Exercise brief
Give every line again exactly as it appears, please, but not the pictures.
--- Begin ---
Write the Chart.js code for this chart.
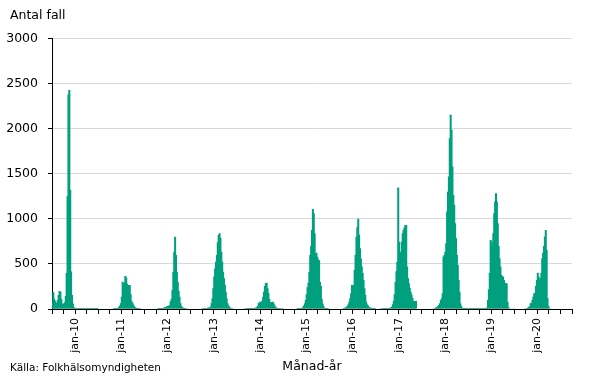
<!DOCTYPE html>
<html><head><meta charset="utf-8">
<script src="https://cdn.jsdelivr.net/npm/chart.js@4"></script>
<style>html,body{margin:0;padding:0;background:#fff}#wrap{width:605px;height:379px;position:relative}</style>
</head><body><div id="wrap"><canvas id="c" width="605" height="379"></canvas></div>
<script>
// Weekly case counts, one array per 52-week block starting mid-2009
const s2009_10 = [75,185,110,90,65,70,100,155,200,190,110,60,50,60,75,145,400,1250,2380,2430,1320,415,155,60,20,
  15,12,12,10,10,10,10,10,10,10,10,10,10,10,10,10,10,10,10,10,10,10,10,10,10,10,10];
const s2010_11 = [0,0,5,0,0,5,0,0,0,5,0,0,0,0,0,0,0, 10,10,10,10,12,
  15,26,40,63,137,303,285,290,366,350,280,248,266,266,163,89,70,50,30,20,15,12, 10,10,10,8, 0,0,0,0];
const s2011_12 = [5,0,0,0,0,0,0,0,5,0,0,0,0,0, 8,8,10,10,10,12,12,15,18,20,
  25,30,33,35,45,85,111,211,414,636,800,600,414,300,200,137,63,33,20,15,10, 10,8,8, 0,0,0,0];
const s2012_13 = [0,0,0,0,5,0,0,5,0,0,0,0, 8,8,10,10,10,12,12,15, 15,20,
  26,63,118,230,360,450,525,600,740,820,840,790,636,525,414,340,266,190,118,63,40,26,15,10, 8,8,5,0,0,0];
const s2013_14 = [0,5,0,0,5,0,0,0, 8,8,8,10,10,10,10,10,10,10,12,12,15,15,20,
  33,63,75,81,65,92,137,192,255,285,292,230,180,111,75,70,74,81,60,40,26,15, 10,10,10,8,8,8,8];
const s2014_15 = [8,5, 0,0,5,0,0,5,0,0,0,5,0,0,5, 8,10,10,10,12,12,
  15,20,40,63,100,163,240,292,414,600,700,877,1110,1062,840,618,625,580,550,540,300,255,107,60,30,15, 10,10,10,8,8];
const s2015_16 = [5,0,0,0,5,0,0,0,0,5,0,0,0,5,0, 8,10,
  15,18,25,33,52,81,118,174,266,260,266,433,600,800,907,1000,825,673,560,470,400,322,229,155,81,50,40,20,18,15, 12,10,10,10,10];
const s2016_17 = [0,5,0,0,0, 8,8,8,10,10,10,10,10,10,12,12,15,18,
  26,52,89,163,300,420,525,1347,747,618,636,747,840,880,903,932,932,470,340,285,237,192,160,126,89,89,89,89, 0,0,0,0,0,0];
const s2017_18 = [0,0,0,0,0,0,0,0,0,0,0,0,0,
  7,10,15,20,26,35,44,63,100,118,174,581,600,636,729,1080,1300,1469,1894,2153,1987,1580,1265,1154,951,784,600,488,322,192,60,30,
  15,12,10,10,10,10,10];
const s2018_19 = [10,10,10,10,10,10,10,10,10,10,10,10,10,10,10,10,10,10,12,12,15,
  15,100,218,400,766,747,710,840,1062,1191,1284,1191,951,700,562,470,377,366,359,322,285,285,285,81,20, 5,8,0,0,0,8];
const s2019_20 = [0,0,0,0,0,0,0,0,0,0,0,0,
  7,7,10,15,26,26,63,63,100,137,174,174,255,322,403,359,322,340,400,562,620,700,803,877,655,118,33,7,7,
  0,5,0,0,5,0,0,0,5,0,0];
const s2020 = [0,0,0,0,0,0,0,0,0,0,0,0,0];

const yearLabels = ['jan-10','jan-11','jan-12','jan-13','jan-14','jan-15','jan-16','jan-17','jan-18','jan-19','jan-20'];
const titleText = 'Antal fall';
const xTitleText = 'Månad-år';
const sourceText = 'Källa: Folkhälsomyndigheten';

const weeks = [].concat(s2009_10,s2010_11,s2011_12,s2012_13,s2013_14,s2014_15,s2015_16,s2016_17,s2017_18,s2018_19,s2019_20,s2020);
const points = weeks.map((v,i)=>({x:i,y:v}));
const nTicks = Math.round(weeks.length/13);
const tickPositions = [];
for (let k=0;k<=nTicks;k++) tickPositions.push(k*13-0.5);
function labelFor(idx){
  if (idx>=2 && (idx-2)%4===0) { const j=(idx-2)/4; return yearLabels[j]||''; }
  return '';
}
const F = '"DejaVu Sans", Verdana, sans-serif';
const sourcePlugin = {id:'source',
  afterLayout(chart){ if (chart.titleBlock) { chart.titleBlock.left = 10; } },
  afterDraw(chart){
    const c=chart.ctx; c.save(); c.font='10.5px "DejaVu Sans"'; c.fillStyle='#000';
    c.textBaseline='middle'; c.textAlign='left'; c.fillText(sourceText,10,368.5); c.restore();
  }};

new Chart(document.getElementById('c').getContext('2d'), {
  type:'bar',
  data:{datasets:[{data:points, backgroundColor:'#00A07F', borderWidth:0, inflateAmount:0, barPercentage:2.3, categoryPercentage:1}]},
  options:{
    responsive:false, animation:false, devicePixelRatio:1,
    layout:{padding:{left:4,right:33,top:0,bottom:0}},
    plugins:{legend:{display:false}, tooltip:{enabled:false},
      title:{display:true,text:titleText,align:'start',color:'#000',font:{family:F,size:12.5,weight:'normal'},padding:{top:8,bottom:15.5}}},
    scales:{
      x:{type:'linear',min:-0.5,max:weeks.length-0.5,offset:false,bounds:'data',
        afterBuildTicks:(s)=>{s.ticks = tickPositions.map(v=>({value:v}));},
        afterFit:(s)=>{s.height=70;},
        grid:{display:true,drawOnChartArea:false,drawTicks:true,tickLength:5,tickColor:'#000',offset:false},
        border:{display:true,color:'#000',width:1},
        ticks:{autoSkip:false,maxRotation:90,minRotation:90,padding:4,color:'#000',font:{family:F,size:11},callback:(v,i)=>labelFor(i)},
        title:{display:true,text:xTitleText,color:'#000',font:{family:F,size:12.5},padding:{top:0,bottom:5}}
      },
      y:{min:0,max:3000,afterFit:(s)=>{s.width=48;},
        ticks:{stepSize:500,padding:10,color:'#000',font:{family:F,size:12.5},callback:(v)=>String(v)},
        grid:{color:'#d9d9d9',tickColor:'#000',tickLength:4,drawTicks:true},
        border:{color:'#000',width:1}}
    }
  },
  plugins:[sourcePlugin]
});
</script></body></html>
--- End ---
Answer to the exercise
Write the Chart.js code for this chart.
<!DOCTYPE html>
<html><head><meta charset="utf-8">
<script src="https://cdn.jsdelivr.net/npm/chart.js@4"></script>
<style>html,body{margin:0;padding:0;background:#fff}#wrap{width:605px;height:379px;position:relative}</style>
</head><body><div id="wrap"><canvas id="c" width="605" height="379"></canvas></div>
<script>
// Weekly case counts, one array per 52-week block starting mid-2009
const s2009_10 = [75,185,110,90,65,70,100,155,200,190,110,60,50,60,75,145,400,1250,2380,2430,1320,415,155,60,20,
  15,12,12,10,10,10,10,10,10,10,10,10,10,10,10,10,10,10,10,10,10,10,10,10,10,10,10];
const s2010_11 = [0,0,5,0,0,5,0,0,0,5,0,0,0,0,0,0,0, 10,10,10,10,12,
  15,26,40,63,137,303,285,290,366,350,280,248,266,266,163,89,70,50,30,20,15,12, 10,10,10,8, 0,0,0,0];
const s2011_12 = [5,0,0,0,0,0,0,0,5,0,0,0,0,0, 8,8,10,10,10,12,12,15,18,20,
  25,30,33,35,45,85,111,211,414,636,800,600,414,300,200,137,63,33,20,15,10, 10,8,8, 0,0,0,0];
const s2012_13 = [0,0,0,0,5,0,0,5,0,0,0,0, 8,8,10,10,10,12,12,15, 15,20,
  26,63,118,230,360,450,525,600,740,820,840,790,636,525,414,340,266,190,118,63,40,26,15,10, 8,8,5,0,0,0];
const s2013_14 = [0,5,0,0,5,0,0,0, 8,8,8,10,10,10,10,10,10,10,12,12,15,15,20,
  33,63,75,81,65,92,137,192,255,285,292,230,180,111,75,70,74,81,60,40,26,15, 10,10,10,8,8,8,8];
const s2014_15 = [8,5, 0,0,5,0,0,5,0,0,0,5,0,0,5, 8,10,10,10,12,12,
  15,20,40,63,100,163,240,292,414,600,700,877,1110,1062,840,618,625,580,550,540,300,255,107,60,30,15, 10,10,10,8,8];
const s2015_16 = [5,0,0,0,5,0,0,0,0,5,0,0,0,5,0, 8,10,
  15,18,25,33,52,81,118,174,266,260,266,433,600,800,907,1000,825,673,560,470,400,322,229,155,81,50,40,20,18,15, 12,10,10,10,10];
const s2016_17 = [0,5,0,0,0, 8,8,8,10,10,10,10,10,10,12,12,15,18,
  26,52,89,163,300,420,525,1347,747,618,636,747,840,880,903,932,932,470,340,285,237,192,160,126,89,89,89,89, 0,0,0,0,0,0];
const s2017_18 = [0,0,0,0,0,0,0,0,0,0,0,0,0,
  7,10,15,20,26,35,44,63,100,118,174,581,600,636,729,1080,1300,1469,1894,2153,1987,1580,1265,1154,951,784,600,488,322,192,60,30,
  15,12,10,10,10,10,10];
const s2018_19 = [10,10,10,10,10,10,10,10,10,10,10,10,10,10,10,10,10,10,12,12,15,
  15,100,218,400,766,747,710,840,1062,1191,1284,1191,951,700,562,470,377,366,359,322,285,285,285,81,20, 5,8,0,0,0,8];
const s2019_20 = [0,0,0,0,0,0,0,0,0,0,0,0,
  7,7,10,15,26,26,63,63,100,137,174,174,255,322,403,359,322,340,400,562,620,700,803,877,655,118,33,7,7,
  0,5,0,0,5,0,0,0,5,0,0];
const s2020 = [0,0,0,0,0,0,0,0,0,0,0,0,0];

const yearLabels = ['jan-10','jan-11','jan-12','jan-13','jan-14','jan-15','jan-16','jan-17','jan-18','jan-19','jan-20'];
const titleText = 'Antal fall';
const xTitleText = 'Månad-år';
const sourceText = 'Källa: Folkhälsomyndigheten';

const weeks = [].concat(s2009_10,s2010_11,s2011_12,s2012_13,s2013_14,s2014_15,s2015_16,s2016_17,s2017_18,s2018_19,s2019_20,s2020);
const points = weeks.map((v,i)=>({x:i,y:v}));
const nTicks = Math.round(weeks.length/13);
const tickPositions = [];
for (let k=0;k<=nTicks;k++) tickPositions.push(k*13-0.5);
function labelFor(idx){
  if (idx>=2 && (idx-2)%4===0) { const j=(idx-2)/4; return yearLabels[j]||''; }
  return '';
}
const F = '"DejaVu Sans", Verdana, sans-serif';
const sourcePlugin = {id:'source',
  afterLayout(chart){ if (chart.titleBlock) { chart.titleBlock.left = 10; } },
  afterDraw(chart){
    const c=chart.ctx; c.save(); c.font='10.5px "DejaVu Sans"'; c.fillStyle='#000';
    c.textBaseline='middle'; c.textAlign='left'; c.fillText(sourceText,10,368.5); c.restore();
  }};

new Chart(document.getElementById('c').getContext('2d'), {
  type:'bar',
  data:{datasets:[{data:points, backgroundColor:'#00A07F', borderWidth:0, inflateAmount:0, barPercentage:2.3, categoryPercentage:1}]},
  options:{
    responsive:false, animation:false, devicePixelRatio:1,
    layout:{padding:{left:4,right:33,top:0,bottom:0}},
    plugins:{legend:{display:false}, tooltip:{enabled:false},
      title:{display:true,text:titleText,align:'start',color:'#000',font:{family:F,size:12.5,weight:'normal'},padding:{top:8,bottom:15.5}}},
    scales:{
      x:{type:'linear',min:-0.5,max:weeks.length-0.5,offset:false,bounds:'data',
        afterBuildTicks:(s)=>{s.ticks = tickPositions.map(v=>({value:v}));},
        afterFit:(s)=>{s.height=70;},
        grid:{display:true,drawOnChartArea:false,drawTicks:true,tickLength:5,tickColor:'#000',offset:false},
        border:{display:true,color:'#000',width:1},
        ticks:{autoSkip:false,maxRotation:90,minRotation:90,padding:4,color:'#000',font:{family:F,size:11},callback:(v,i)=>labelFor(i)},
        title:{display:true,text:xTitleText,color:'#000',font:{family:F,size:12.5},padding:{top:0,bottom:5}}
      },
      y:{min:0,max:3000,afterFit:(s)=>{s.width=48;},
        ticks:{stepSize:500,padding:10,color:'#000',font:{family:F,size:12.5},callback:(v)=>String(v)},
        grid:{color:'#d9d9d9',tickColor:'#000',tickLength:4,drawTicks:true},
        border:{color:'#000',width:1}}
    }
  },
  plugins:[sourcePlugin]
});
</script></body></html>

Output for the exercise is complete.